→ **DATA PROVIDED**
** Start **

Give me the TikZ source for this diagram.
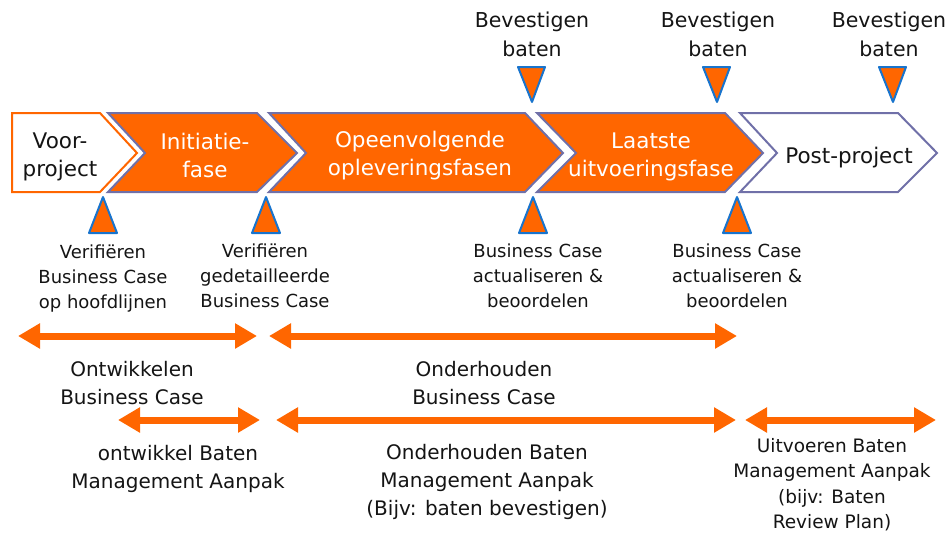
\documentclass[tikz,border=0pt]{standalone}
\usepackage{fontspec}
\setmainfont{DejaVu Sans}
\usetikzlibrary{arrows.meta}
\definecolor{orng}{RGB}{255,102,0}
\definecolor{chev}{RGB}{112,112,168}
\definecolor{tri}{RGB}{24,116,205}
\definecolor{ink}{RGB}{20,20,20}
\begin{document}
\begin{tikzpicture}[x=1pt,y=-1pt,
  chevorange/.style={fill=orng,draw=chev,line width=2pt,line join=miter},
  chevwhite/.style={fill=white,draw=chev,line width=2pt,line join=miter},
  triangle/.style={fill=orng,draw=tri,line width=2pt,line join=round},
  phasetext/.style={align=center,inner sep=0pt,font=\fontsize{21.5}{28}\selectfont},
  toptext/.style={align=center,inner sep=0pt,text=ink,font=\fontsize{20.5}{29}\selectfont},
  midtext/.style={align=center,inner sep=0pt,text=ink,font=\fontsize{18}{25}\selectfont},
  lowtext/.style={align=center,inner sep=0pt,text=ink,font=\fontsize{20}{28}\selectfont},
  smalltext/.style={align=center,inner sep=0pt,text=ink,font=\fontsize{18.5}{25.3}\selectfont},
  span/.style={draw=orng,line width=7pt,{Triangle[length=22pt,width=24pt]}-{Triangle[length=22pt,width=24pt]}}
]
\useasboundingbox (0,0) rectangle (950,533);

% chevrons
\draw[fill=white,draw=orng,line width=2pt] (12,113)--(100,113)--(137,153)--(100,192)--(12,192)--cycle;
\draw[chevorange] (108,113)--(257,113)--(297,153)--(257,192)--(108,192)--(145,153)--cycle;
\draw[chevorange] (269,113)--(525,113)--(563,153)--(525,192)--(269,192)--(306,153)--cycle;
\draw[chevorange] (537,113)--(725,113)--(763,153)--(725,192)--(537,192)--(576,153)--cycle;
\draw[chevwhite] (740,113)--(898,113)--(937,153)--(898,192)--(740,192)--(777,153)--cycle;

\node[phasetext,text=ink] (voor) at (60,156.5) {Voor-\\project};
\node[phasetext,text=white] (init) at (205,155.7) {Initiatie-\\fase};
\node[phasetext,text=white] (opeen) at (420,155.3) {Opeenvolgende\\opleveringsfasen};
\node[phasetext,text=white] (laatste) at (651,156.5) {Laatste\\uitvoeringsfase};
\node[phasetext,text=ink] (post) at (849,157.3) {Post-project};

% down triangles and labels
\draw[triangle] (518,67)--(545,67)--(532,102)--cycle;
\draw[triangle] (703,67)--(730,67)--(717,102)--cycle;
\draw[triangle] (879,67)--(906,67)--(893,102)--cycle;
\node[toptext] (bev1) at (532,34.7) {Bevestigen\\baten};
\node[toptext] (bev2) at (718,34.7) {Bevestigen\\baten};
\node[toptext] (bev3) at (889,34.7) {Bevestigen\\baten};

% up triangles and labels
\draw[triangle] (103,197)--(117,233)--(89,233)--cycle;
\draw[triangle] (266,197)--(280,233)--(252,233)--cycle;
\draw[triangle] (533,197)--(547,233)--(519,233)--cycle;
\draw[triangle] (737,197)--(751,233)--(723,233)--cycle;
\node[midtext] (ver1) at (103,278.3) {Verifiëren\\Business Case\\op hoofdlijnen};
\node[midtext] (ver2) at (265,276) {Verifiëren\\gedetailleerde\\Business Case};
\node[midtext] (act1) at (538,275.6) {Business Case\\actualiseren \&\\beoordelen};
\node[midtext] (act2) at (737,275.6) {Business Case\\actualiseren \&\\beoordelen};

% span arrows
\coordinate (a1l) at (18,336);  \coordinate (a1r) at (257,336);
\coordinate (a2l) at (269,336); \coordinate (a2r) at (737,336);
\coordinate (b1l) at (118,420); \coordinate (b1r) at (260,420);
\coordinate (b2l) at (276,420); \coordinate (b2r) at (736,420);
\coordinate (b3l) at (745,420); \coordinate (b3r) at (936,420);
\draw[span] (a1l) -- (a1r);
\draw[span] (a2l) -- (a2r);
\draw[span] (b1l) -- (b1r);
\draw[span] (b2l) -- (b2r);
\draw[span] (b3l) -- (b3r);

\node[lowtext] (ontw) at (132,383.4) {Ontwikkelen\\Business Case};
\node[lowtext] (onder) at (484,383.4) {Onderhouden\\Business Case};
\node[lowtext] (ontwb) at (178,468.7) {ontwikkel Baten\\Management Aanpak};
\node[lowtext] (onderb) at (487,482) {Onderhouden Baten\\Management Aanpak\\(Bijv: baten bevestigen)};
\node[smalltext] (uitv) at (832,484.7) {Uitvoeren Baten\\Management Aanpak\\(bijv: Baten\\Review Plan)};
\end{tikzpicture}
\end{document}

** End **

→ **TASK DETAILS**
Reproduce the whole listing exactly, but not the images in it.

→ **CORRECT RESPONSE**
Give me the TikZ source for this diagram.
\documentclass[tikz,border=0pt]{standalone}
\usepackage{fontspec}
\setmainfont{DejaVu Sans}
\usetikzlibrary{arrows.meta}
\definecolor{orng}{RGB}{255,102,0}
\definecolor{chev}{RGB}{112,112,168}
\definecolor{tri}{RGB}{24,116,205}
\definecolor{ink}{RGB}{20,20,20}
\begin{document}
\begin{tikzpicture}[x=1pt,y=-1pt,
  chevorange/.style={fill=orng,draw=chev,line width=2pt,line join=miter},
  chevwhite/.style={fill=white,draw=chev,line width=2pt,line join=miter},
  triangle/.style={fill=orng,draw=tri,line width=2pt,line join=round},
  phasetext/.style={align=center,inner sep=0pt,font=\fontsize{21.5}{28}\selectfont},
  toptext/.style={align=center,inner sep=0pt,text=ink,font=\fontsize{20.5}{29}\selectfont},
  midtext/.style={align=center,inner sep=0pt,text=ink,font=\fontsize{18}{25}\selectfont},
  lowtext/.style={align=center,inner sep=0pt,text=ink,font=\fontsize{20}{28}\selectfont},
  smalltext/.style={align=center,inner sep=0pt,text=ink,font=\fontsize{18.5}{25.3}\selectfont},
  span/.style={draw=orng,line width=7pt,{Triangle[length=22pt,width=24pt]}-{Triangle[length=22pt,width=24pt]}}
]
\useasboundingbox (0,0) rectangle (950,533);

% chevrons
\draw[fill=white,draw=orng,line width=2pt] (12,113)--(100,113)--(137,153)--(100,192)--(12,192)--cycle;
\draw[chevorange] (108,113)--(257,113)--(297,153)--(257,192)--(108,192)--(145,153)--cycle;
\draw[chevorange] (269,113)--(525,113)--(563,153)--(525,192)--(269,192)--(306,153)--cycle;
\draw[chevorange] (537,113)--(725,113)--(763,153)--(725,192)--(537,192)--(576,153)--cycle;
\draw[chevwhite] (740,113)--(898,113)--(937,153)--(898,192)--(740,192)--(777,153)--cycle;

\node[phasetext,text=ink] (voor) at (60,156.5) {Voor-\\project};
\node[phasetext,text=white] (init) at (205,155.7) {Initiatie-\\fase};
\node[phasetext,text=white] (opeen) at (420,155.3) {Opeenvolgende\\opleveringsfasen};
\node[phasetext,text=white] (laatste) at (651,156.5) {Laatste\\uitvoeringsfase};
\node[phasetext,text=ink] (post) at (849,157.3) {Post-project};

% down triangles and labels
\draw[triangle] (518,67)--(545,67)--(532,102)--cycle;
\draw[triangle] (703,67)--(730,67)--(717,102)--cycle;
\draw[triangle] (879,67)--(906,67)--(893,102)--cycle;
\node[toptext] (bev1) at (532,34.7) {Bevestigen\\baten};
\node[toptext] (bev2) at (718,34.7) {Bevestigen\\baten};
\node[toptext] (bev3) at (889,34.7) {Bevestigen\\baten};

% up triangles and labels
\draw[triangle] (103,197)--(117,233)--(89,233)--cycle;
\draw[triangle] (266,197)--(280,233)--(252,233)--cycle;
\draw[triangle] (533,197)--(547,233)--(519,233)--cycle;
\draw[triangle] (737,197)--(751,233)--(723,233)--cycle;
\node[midtext] (ver1) at (103,278.3) {Verifiëren\\Business Case\\op hoofdlijnen};
\node[midtext] (ver2) at (265,276) {Verifiëren\\gedetailleerde\\Business Case};
\node[midtext] (act1) at (538,275.6) {Business Case\\actualiseren \&\\beoordelen};
\node[midtext] (act2) at (737,275.6) {Business Case\\actualiseren \&\\beoordelen};

% span arrows
\coordinate (a1l) at (18,336);  \coordinate (a1r) at (257,336);
\coordinate (a2l) at (269,336); \coordinate (a2r) at (737,336);
\coordinate (b1l) at (118,420); \coordinate (b1r) at (260,420);
\coordinate (b2l) at (276,420); \coordinate (b2r) at (736,420);
\coordinate (b3l) at (745,420); \coordinate (b3r) at (936,420);
\draw[span] (a1l) -- (a1r);
\draw[span] (a2l) -- (a2r);
\draw[span] (b1l) -- (b1r);
\draw[span] (b2l) -- (b2r);
\draw[span] (b3l) -- (b3r);

\node[lowtext] (ontw) at (132,383.4) {Ontwikkelen\\Business Case};
\node[lowtext] (onder) at (484,383.4) {Onderhouden\\Business Case};
\node[lowtext] (ontwb) at (178,468.7) {ontwikkel Baten\\Management Aanpak};
\node[lowtext] (onderb) at (487,482) {Onderhouden Baten\\Management Aanpak\\(Bijv: baten bevestigen)};
\node[smalltext] (uitv) at (832,484.7) {Uitvoeren Baten\\Management Aanpak\\(bijv: Baten\\Review Plan)};
\end{tikzpicture}
\end{document}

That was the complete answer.